(Great to see everyone again at HTCondorWeek this year.)
We are encountering a growing number of situations where we need to
communicate allocation of resources down a tree of processes on the
same machine. Unless told otherwise, most programs simply look at the
number
of cores/memory/disk installed on a machine, and then attempt
to use everything simultaneously. Obviously, this doesn't work with N>1
As an example, we use Condor to deploy a Work Queue as a pilot job
system in order to run some multi-core jobs. The machine may have 16
cores, of which Condor gives us 8 in a slot, on which Work Queue may
want to run two x 4 core jobs simultaneously. We can set this all up
manually, but it would be better to simply communicate the resource
allocation down the chain.
So, first, a question:
- Does HTCondor communicate the properties of a slot to the job
running in that slot? e.g. You have been assigned 2 cores and 1GB
RAM, so please behave.
If not, then a modest proposal:
- Could we define a simple and common way of communicating intended
resource allocations from parent to child process?

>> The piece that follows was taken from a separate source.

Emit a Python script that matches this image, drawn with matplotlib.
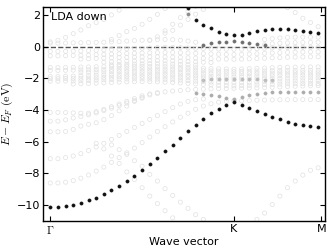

It might be as
simple as defining a few environment variables: CORES=4; MEMORY=8;
DISK=16
I am not concerned about enforcement (yet) but just simply
communicating the expected behavior to a child process. If we could
document a common way of doing this that even a few projects could
sign on to, it would help with these sort of problems immensely.
P.S. Yes, yes, I know about VMs/cgroups/etc but they are not
universally deployed and don't compose hierarchically.